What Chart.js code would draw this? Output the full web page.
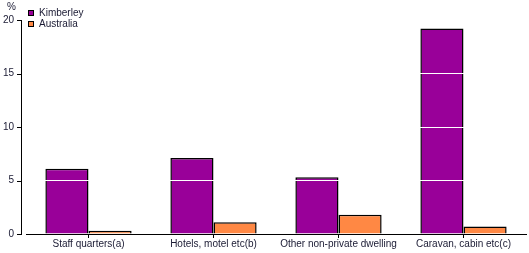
<!DOCTYPE html>
<html><head><meta charset="utf-8">
<script src="https://cdn.jsdelivr.net/npm/chart.js@4"></script>
<style>
html,body{margin:0;padding:0;background:#fff;}
#wrap{position:relative;width:529px;height:253px;}
#legend{position:absolute;left:28px;top:7px;font:10px "Liberation Sans",Arial,sans-serif;color:#1a1a33;line-height:11px;}
#legend div{display:flex;align-items:center;height:11px;}
#legend span.box{display:inline-block;width:4px;height:4px;border:1px solid #000;margin-right:5px;}
#pct{position:absolute;left:7px;top:1px;font:10px "Liberation Sans",Arial,sans-serif;color:#1a1a33;}
</style></head>
<body><div id="wrap"><canvas id="c" width="529" height="253"></canvas>
<div id="pct">%</div>
<div id="legend"></div></div>
<script>
const categories = ["Staff quarters(a)", "Hotels, motel etc(b)", "Other non-private dwelling", "Caravan, cabin etc(c)"];
const kimberley = [6.1, 7.1, 5.3, 19.2];
const australia = [0.3, 1.1, 1.8, 0.7];
const yTicks = [0, 5, 10, 15, 20];
const seriesNames = ["Kimberley", "Australia"];
const seriesColors = ["#990099", "#FF8844"];

const leg = document.getElementById('legend');
seriesNames.forEach((n,i)=>{
  const d=document.createElement('div');
  d.innerHTML='<span class="box" style="background:'+seriesColors[i]+'"></span>'+n;
  leg.appendChild(d);
});

const axisPlugin = {
  id:'axisPlugin',
  afterDraw(chart){
    const ctx=chart.ctx, y=chart.scales.y, a=chart.chartArea;
    const x0=a.left-5;
    ctx.save();
    ctx.strokeStyle='#000';ctx.lineWidth=1;
    ctx.beginPath();
    ctx.moveTo(x0+0.5,y.top);ctx.lineTo(x0+0.5,y.bottom);
    yTicks.forEach(v=>{const py=Math.round(y.getPixelForValue(v))+0.5;ctx.moveTo(x0-4,py);ctx.lineTo(x0+1,py);});
    ctx.stroke();
    ctx.restore();
  }
};

new Chart(document.getElementById('c'),{
  type:'bar',
  data:{labels:categories,datasets:[
    {label:seriesNames[0],data:kimberley,backgroundColor:seriesColors[0],borderColor:'#000',borderWidth:1.5,categoryPercentage:0.69,barPercentage:1.0},
    {label:seriesNames[1],data:australia,backgroundColor:seriesColors[1],borderColor:'#000',borderWidth:1.5,categoryPercentage:0.69,barPercentage:1.0}
  ]},
  options:{
    responsive:false,animation:false,
    layout:{padding:{top:20,right:3,left:0,bottom:0}},
    plugins:{legend:{display:false},tooltip:{enabled:false}},
    scales:{
      x:{
        grid:{display:true,drawOnChartArea:false,drawTicks:true,tickLength:4,offset:false,color:'#000'},
        border:{display:true,color:'#000',width:1},
        ticks:{color:'#1a1a33',font:{family:'"Liberation Sans", Arial, sans-serif',size:10},padding:0,maxRotation:0,autoSkip:false},
        afterFit(s){s.height=19;}
      },
      y:{
        min:0,max:20,
        afterBuildTicks(s){s.ticks=yTicks.map(v=>({value:v}));},
        grid:{color:(c)=>c.tick&&c.tick.value===0?'rgba(0,0,0,0)':'#fff',lineWidth:1,drawTicks:false,z:1},
        border:{display:false},
        ticks:{color:'#1a1a33',font:{family:'"Liberation Sans", Arial, sans-serif',size:10},padding:12},
        afterFit(s){s.width=26;}
      }
    }
  },
  plugins:[axisPlugin]
});
</script></body></html>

^^^^^^^^^^^^^^^^

PROBLEM STATEMENT :: Return each line of the data, keeping its wording exact and omitting pictures.

TASK ANSWER ::
What Chart.js code would draw this? Output the full web page.
<!DOCTYPE html>
<html><head><meta charset="utf-8">
<script src="https://cdn.jsdelivr.net/npm/chart.js@4"></script>
<style>
html,body{margin:0;padding:0;background:#fff;}
#wrap{position:relative;width:529px;height:253px;}
#legend{position:absolute;left:28px;top:7px;font:10px "Liberation Sans",Arial,sans-serif;color:#1a1a33;line-height:11px;}
#legend div{display:flex;align-items:center;height:11px;}
#legend span.box{display:inline-block;width:4px;height:4px;border:1px solid #000;margin-right:5px;}
#pct{position:absolute;left:7px;top:1px;font:10px "Liberation Sans",Arial,sans-serif;color:#1a1a33;}
</style></head>
<body><div id="wrap"><canvas id="c" width="529" height="253"></canvas>
<div id="pct">%</div>
<div id="legend"></div></div>
<script>
const categories = ["Staff quarters(a)", "Hotels, motel etc(b)", "Other non-private dwelling", "Caravan, cabin etc(c)"];
const kimberley = [6.1, 7.1, 5.3, 19.2];
const australia = [0.3, 1.1, 1.8, 0.7];
const yTicks = [0, 5, 10, 15, 20];
const seriesNames = ["Kimberley", "Australia"];
const seriesColors = ["#990099", "#FF8844"];

const leg = document.getElementById('legend');
seriesNames.forEach((n,i)=>{
  const d=document.createElement('div');
  d.innerHTML='<span class="box" style="background:'+seriesColors[i]+'"></span>'+n;
  leg.appendChild(d);
});

const axisPlugin = {
  id:'axisPlugin',
  afterDraw(chart){
    const ctx=chart.ctx, y=chart.scales.y, a=chart.chartArea;
    const x0=a.left-5;
    ctx.save();
    ctx.strokeStyle='#000';ctx.lineWidth=1;
    ctx.beginPath();
    ctx.moveTo(x0+0.5,y.top);ctx.lineTo(x0+0.5,y.bottom);
    yTicks.forEach(v=>{const py=Math.round(y.getPixelForValue(v))+0.5;ctx.moveTo(x0-4,py);ctx.lineTo(x0+1,py);});
    ctx.stroke();
    ctx.restore();
  }
};

new Chart(document.getElementById('c'),{
  type:'bar',
  data:{labels:categories,datasets:[
    {label:seriesNames[0],data:kimberley,backgroundColor:seriesColors[0],borderColor:'#000',borderWidth:1.5,categoryPercentage:0.69,barPercentage:1.0},
    {label:seriesNames[1],data:australia,backgroundColor:seriesColors[1],borderColor:'#000',borderWidth:1.5,categoryPercentage:0.69,barPercentage:1.0}
  ]},
  options:{
    responsive:false,animation:false,
    layout:{padding:{top:20,right:3,left:0,bottom:0}},
    plugins:{legend:{display:false},tooltip:{enabled:false}},
    scales:{
      x:{
        grid:{display:true,drawOnChartArea:false,drawTicks:true,tickLength:4,offset:false,color:'#000'},
        border:{display:true,color:'#000',width:1},
        ticks:{color:'#1a1a33',font:{family:'"Liberation Sans", Arial, sans-serif',size:10},padding:0,maxRotation:0,autoSkip:false},
        afterFit(s){s.height=19;}
      },
      y:{
        min:0,max:20,
        afterBuildTicks(s){s.ticks=yTicks.map(v=>({value:v}));},
        grid:{color:(c)=>c.tick&&c.tick.value===0?'rgba(0,0,0,0)':'#fff',lineWidth:1,drawTicks:false,z:1},
        border:{display:false},
        ticks:{color:'#1a1a33',font:{family:'"Liberation Sans", Arial, sans-serif',size:10},padding:12},
        afterFit(s){s.width=26;}
      }
    }
  },
  plugins:[axisPlugin]
});
</script></body></html>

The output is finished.